- [Your objective]: Below is some material; set it all down exactly, apart from the pictures.

* Start Given data *

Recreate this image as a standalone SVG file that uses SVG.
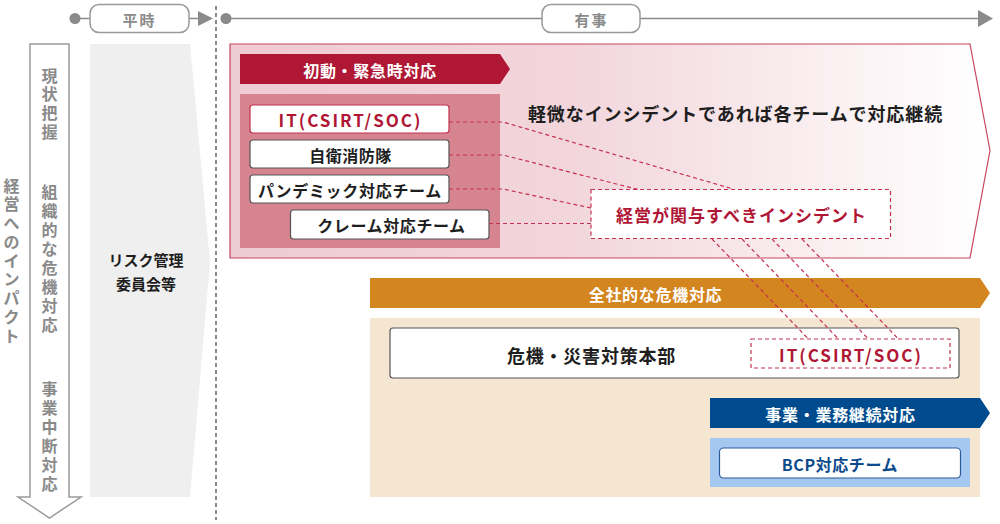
<svg xmlns="http://www.w3.org/2000/svg" width="1000" height="524" viewBox="0 0 1000 524">
<defs>
<style>
text{font-family:"Noto Sans CJK JP","Noto Sans",sans-serif;font-weight:bold;dominant-baseline:central}
.grey{fill:#8a8a8a}
.w{fill:#fff;font-size:16px;text-anchor:middle;letter-spacing:0.7px}
.blk{fill:#1e1e1e;text-anchor:middle}
.red{fill:#b01735;text-anchor:middle}
.tl{stroke:#8a8a8a;stroke-width:1.5;fill:none}
.pill{fill:#fff;stroke:#9a9a9a;stroke-width:1.5}
.team{fill:#fff;stroke:#555;stroke-width:1.2}
.dl{stroke:#c4304f;stroke-width:1.2;fill:none;stroke-dasharray:4 3}
.vt{font-size:16px;text-anchor:middle}
</style>
<linearGradient id="pinkg" x1="0" y1="0" x2="1" y2="0">
<stop offset="0" stop-color="#efcbd3"/>
<stop offset="0.45" stop-color="#f2d6dc"/>
<stop offset="1" stop-color="#ffffff"/>
</linearGradient>
</defs>

<g id="timeline">
<line class="tl" x1="75" y1="18.5" x2="200" y2="18.5"/>
<circle cx="75" cy="18.5" r="5.5" fill="#8a8a8a"/>
<rect class="pill" x="90" y="4.5" width="99" height="28" rx="9"/>
<text class="grey" x="139.5" y="19" font-size="15" text-anchor="middle" letter-spacing="2">平時</text>
<polygon points="198,11 213,18.5 198,26" fill="#8a8a8a"/>
<line x1="216" y1="6" x2="216" y2="520" stroke="#8a8a8a" stroke-width="2" stroke-dasharray="4 3"/>
<line class="tl" x1="226" y1="18.5" x2="980" y2="18.5"/>
<circle cx="226" cy="18.5" r="5.5" fill="#8a8a8a"/>
<rect class="pill" x="542" y="4.5" width="98" height="28" rx="9"/>
<text class="grey" x="591.5" y="19" font-size="15" text-anchor="middle" letter-spacing="2">有事</text>
<polygon points="978,10 993,18.5 978,27" fill="#8a8a8a"/>
</g>

<g id="impact">
<polygon points="30,44 69,44 69,497 81,497 49.5,518 18,497 30,497" fill="#fff" stroke="#9a9a9a" stroke-width="1.5"/>
<text class="grey vt" x="49.5 49.5 49.5 49.5" y="74.5 93.2 111.9 130.6">現状把握</text>
<text class="grey vt" x="49.5 49.5 49.5 49.5 49.5 49.5 49.5 49.5" y="190.5 209.6 228.7 247.8 266.9 286 305.1 324.2">組織的な危機対応</text>
<text class="grey vt" x="49.5 49.5 49.5 49.5 49.5 49.5" y="387.5 406.5 425.5 444.5 463.5 482.5">事業中断対応</text>
<text class="grey vt" x="11.5 11.5 11.5 11.5 11.5 11.5 11.5 11.5 11.5" y="184.5 203.3 222 240.8 259.5 278.3 297 315.8 334.5">経営へのインパクト</text>
</g>

<g id="risk-committee">
<polygon points="90,44 190,44 210,262 190,497 90,497" fill="#efefef"/>
<text class="blk" x="146" y="259" font-size="15">リスク管理</text>
<text class="blk" x="146" y="283" font-size="15">委員会等</text>
</g>

<g id="initial-response">
<polygon points="230,44 970,44 990,150.5 970,258 230,258" fill="url(#pinkg)" stroke="#c8455f" stroke-width="1.2"/>
<polygon points="240,54 500,54 510,69 500,84 240,84" fill="#b01735"/>
<text class="w" x="370" y="69.5">初動・緊急時対応</text>
<rect x="240" y="94" width="260" height="154" fill="#d6848f"/>
<text class="blk" x="735.5" y="113" font-size="18" letter-spacing="0.9">軽微なインシデントであれば各チームで対応継続</text>
</g>

<g id="team-it">
<rect x="250" y="105" width="199" height="28" rx="3" fill="#fff" stroke="#c4304f" stroke-width="1.2"/>
<text class="red" x="350.5" y="119.5" font-size="17" letter-spacing="2">IT(CSIRT/SOC)</text>
</g>
<g id="team-fire">
<rect class="team" x="250" y="140" width="199" height="28" rx="3"/>
<text class="blk" x="350.5" y="154.5" font-size="16" letter-spacing="0.5">自衛消防隊</text>
</g>
<g id="team-pandemic">
<rect class="team" x="250" y="175" width="199" height="28" rx="3"/>
<text class="blk" x="350" y="189.5" font-size="16" letter-spacing="0.7">パンデミック対応チーム</text>
</g>
<g id="team-claim">
<rect class="team" x="290.5" y="210" width="198.5" height="29" rx="3"/>
<text class="blk" x="391.5" y="224.5" font-size="16" letter-spacing="0.6">クレーム対応チーム</text>
</g>

<g id="mgmt-incident">
<rect x="591" y="189.5" width="299.5" height="49" fill="#fff" stroke="#c4304f" stroke-width="1.2" stroke-dasharray="4 3"/>
<text class="red" x="741.5" y="214" font-size="17" letter-spacing="1">経営が関与すべきインシデント</text>
</g>

<g id="company-wide">
<polygon points="370,278 980,278 990,293 980,308 370,308" fill="#d3851f"/>
<text class="w" x="655.5" y="293.5">全社的な危機対応</text>
<rect x="370" y="318" width="610" height="179" fill="#f5e6d2"/>
</g>

<g id="crisis-hq">
<rect x="390" y="328" width="569" height="50" rx="3" fill="#fff" stroke="#555" stroke-width="1.2"/>
<text class="blk" x="591.5" y="355" font-size="18" letter-spacing="0.8">危機・災害対策本部</text>
</g>

<g id="hq-it">
<rect x="751" y="339" width="199" height="29" fill="#fff" stroke="#c4304f" stroke-width="1.2" stroke-dasharray="4 3"/>
<text class="red" x="851" y="354.5" font-size="17" letter-spacing="2">IT(CSIRT/SOC)</text>
</g>

<g id="business-continuity">
<polygon points="710,398 980,398 990,413 980,428 710,428" fill="#004b8d"/>
<text class="w" x="840.5" y="413.5">事業・業務継続対応</text>
<rect x="710" y="438" width="260" height="49" fill="#a4c8f0"/>
</g>

<g id="bcp-team">
<rect x="719.5" y="448" width="241" height="30" rx="4" fill="#fff" stroke="#2a5a9a" stroke-width="1.2"/>
<text x="840" y="463.5" font-size="16" fill="#0d4a8c" text-anchor="middle" letter-spacing="0.6">BCP対応チーム</text>
</g>

<g id="connectors">
<polyline class="dl" points="449,122 503,122 733,189"/>
<polyline class="dl" points="449,155 503,155 638,189.5"/>
<polyline class="dl" points="449,189 503,189 591,208"/>
<polyline class="dl" points="489,223.5 591,223.5"/>
<line class="dl" x1="712" y1="239" x2="808" y2="338.5"/>
<line class="dl" x1="742" y1="239" x2="838" y2="338.5"/>
<line class="dl" x1="772" y1="239" x2="868" y2="338.5"/>
<line class="dl" x1="802" y1="239" x2="898" y2="338.5"/>
</g>
</svg>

* End Given data *

- [Solution to the exercise]:
Recreate this image as a standalone SVG file that uses SVG.
<svg xmlns="http://www.w3.org/2000/svg" width="1000" height="524" viewBox="0 0 1000 524">
<defs>
<style>
text{font-family:"Noto Sans CJK JP","Noto Sans",sans-serif;font-weight:bold;dominant-baseline:central}
.grey{fill:#8a8a8a}
.w{fill:#fff;font-size:16px;text-anchor:middle;letter-spacing:0.7px}
.blk{fill:#1e1e1e;text-anchor:middle}
.red{fill:#b01735;text-anchor:middle}
.tl{stroke:#8a8a8a;stroke-width:1.5;fill:none}
.pill{fill:#fff;stroke:#9a9a9a;stroke-width:1.5}
.team{fill:#fff;stroke:#555;stroke-width:1.2}
.dl{stroke:#c4304f;stroke-width:1.2;fill:none;stroke-dasharray:4 3}
.vt{font-size:16px;text-anchor:middle}
</style>
<linearGradient id="pinkg" x1="0" y1="0" x2="1" y2="0">
<stop offset="0" stop-color="#efcbd3"/>
<stop offset="0.45" stop-color="#f2d6dc"/>
<stop offset="1" stop-color="#ffffff"/>
</linearGradient>
</defs>

<g id="timeline">
<line class="tl" x1="75" y1="18.5" x2="200" y2="18.5"/>
<circle cx="75" cy="18.5" r="5.5" fill="#8a8a8a"/>
<rect class="pill" x="90" y="4.5" width="99" height="28" rx="9"/>
<text class="grey" x="139.5" y="19" font-size="15" text-anchor="middle" letter-spacing="2">平時</text>
<polygon points="198,11 213,18.5 198,26" fill="#8a8a8a"/>
<line x1="216" y1="6" x2="216" y2="520" stroke="#8a8a8a" stroke-width="2" stroke-dasharray="4 3"/>
<line class="tl" x1="226" y1="18.5" x2="980" y2="18.5"/>
<circle cx="226" cy="18.5" r="5.5" fill="#8a8a8a"/>
<rect class="pill" x="542" y="4.5" width="98" height="28" rx="9"/>
<text class="grey" x="591.5" y="19" font-size="15" text-anchor="middle" letter-spacing="2">有事</text>
<polygon points="978,10 993,18.5 978,27" fill="#8a8a8a"/>
</g>

<g id="impact">
<polygon points="30,44 69,44 69,497 81,497 49.5,518 18,497 30,497" fill="#fff" stroke="#9a9a9a" stroke-width="1.5"/>
<text class="grey vt" x="49.5 49.5 49.5 49.5" y="74.5 93.2 111.9 130.6">現状把握</text>
<text class="grey vt" x="49.5 49.5 49.5 49.5 49.5 49.5 49.5 49.5" y="190.5 209.6 228.7 247.8 266.9 286 305.1 324.2">組織的な危機対応</text>
<text class="grey vt" x="49.5 49.5 49.5 49.5 49.5 49.5" y="387.5 406.5 425.5 444.5 463.5 482.5">事業中断対応</text>
<text class="grey vt" x="11.5 11.5 11.5 11.5 11.5 11.5 11.5 11.5 11.5" y="184.5 203.3 222 240.8 259.5 278.3 297 315.8 334.5">経営へのインパクト</text>
</g>

<g id="risk-committee">
<polygon points="90,44 190,44 210,262 190,497 90,497" fill="#efefef"/>
<text class="blk" x="146" y="259" font-size="15">リスク管理</text>
<text class="blk" x="146" y="283" font-size="15">委員会等</text>
</g>

<g id="initial-response">
<polygon points="230,44 970,44 990,150.5 970,258 230,258" fill="url(#pinkg)" stroke="#c8455f" stroke-width="1.2"/>
<polygon points="240,54 500,54 510,69 500,84 240,84" fill="#b01735"/>
<text class="w" x="370" y="69.5">初動・緊急時対応</text>
<rect x="240" y="94" width="260" height="154" fill="#d6848f"/>
<text class="blk" x="735.5" y="113" font-size="18" letter-spacing="0.9">軽微なインシデントであれば各チームで対応継続</text>
</g>

<g id="team-it">
<rect x="250" y="105" width="199" height="28" rx="3" fill="#fff" stroke="#c4304f" stroke-width="1.2"/>
<text class="red" x="350.5" y="119.5" font-size="17" letter-spacing="2">IT(CSIRT/SOC)</text>
</g>
<g id="team-fire">
<rect class="team" x="250" y="140" width="199" height="28" rx="3"/>
<text class="blk" x="350.5" y="154.5" font-size="16" letter-spacing="0.5">自衛消防隊</text>
</g>
<g id="team-pandemic">
<rect class="team" x="250" y="175" width="199" height="28" rx="3"/>
<text class="blk" x="350" y="189.5" font-size="16" letter-spacing="0.7">パンデミック対応チーム</text>
</g>
<g id="team-claim">
<rect class="team" x="290.5" y="210" width="198.5" height="29" rx="3"/>
<text class="blk" x="391.5" y="224.5" font-size="16" letter-spacing="0.6">クレーム対応チーム</text>
</g>

<g id="mgmt-incident">
<rect x="591" y="189.5" width="299.5" height="49" fill="#fff" stroke="#c4304f" stroke-width="1.2" stroke-dasharray="4 3"/>
<text class="red" x="741.5" y="214" font-size="17" letter-spacing="1">経営が関与すべきインシデント</text>
</g>

<g id="company-wide">
<polygon points="370,278 980,278 990,293 980,308 370,308" fill="#d3851f"/>
<text class="w" x="655.5" y="293.5">全社的な危機対応</text>
<rect x="370" y="318" width="610" height="179" fill="#f5e6d2"/>
</g>

<g id="crisis-hq">
<rect x="390" y="328" width="569" height="50" rx="3" fill="#fff" stroke="#555" stroke-width="1.2"/>
<text class="blk" x="591.5" y="355" font-size="18" letter-spacing="0.8">危機・災害対策本部</text>
</g>

<g id="hq-it">
<rect x="751" y="339" width="199" height="29" fill="#fff" stroke="#c4304f" stroke-width="1.2" stroke-dasharray="4 3"/>
<text class="red" x="851" y="354.5" font-size="17" letter-spacing="2">IT(CSIRT/SOC)</text>
</g>

<g id="business-continuity">
<polygon points="710,398 980,398 990,413 980,428 710,428" fill="#004b8d"/>
<text class="w" x="840.5" y="413.5">事業・業務継続対応</text>
<rect x="710" y="438" width="260" height="49" fill="#a4c8f0"/>
</g>

<g id="bcp-team">
<rect x="719.5" y="448" width="241" height="30" rx="4" fill="#fff" stroke="#2a5a9a" stroke-width="1.2"/>
<text x="840" y="463.5" font-size="16" fill="#0d4a8c" text-anchor="middle" letter-spacing="0.6">BCP対応チーム</text>
</g>

<g id="connectors">
<polyline class="dl" points="449,122 503,122 733,189"/>
<polyline class="dl" points="449,155 503,155 638,189.5"/>
<polyline class="dl" points="449,189 503,189 591,208"/>
<polyline class="dl" points="489,223.5 591,223.5"/>
<line class="dl" x1="712" y1="239" x2="808" y2="338.5"/>
<line class="dl" x1="742" y1="239" x2="838" y2="338.5"/>
<line class="dl" x1="772" y1="239" x2="868" y2="338.5"/>
<line class="dl" x1="802" y1="239" x2="898" y2="338.5"/>
</g>
</svg>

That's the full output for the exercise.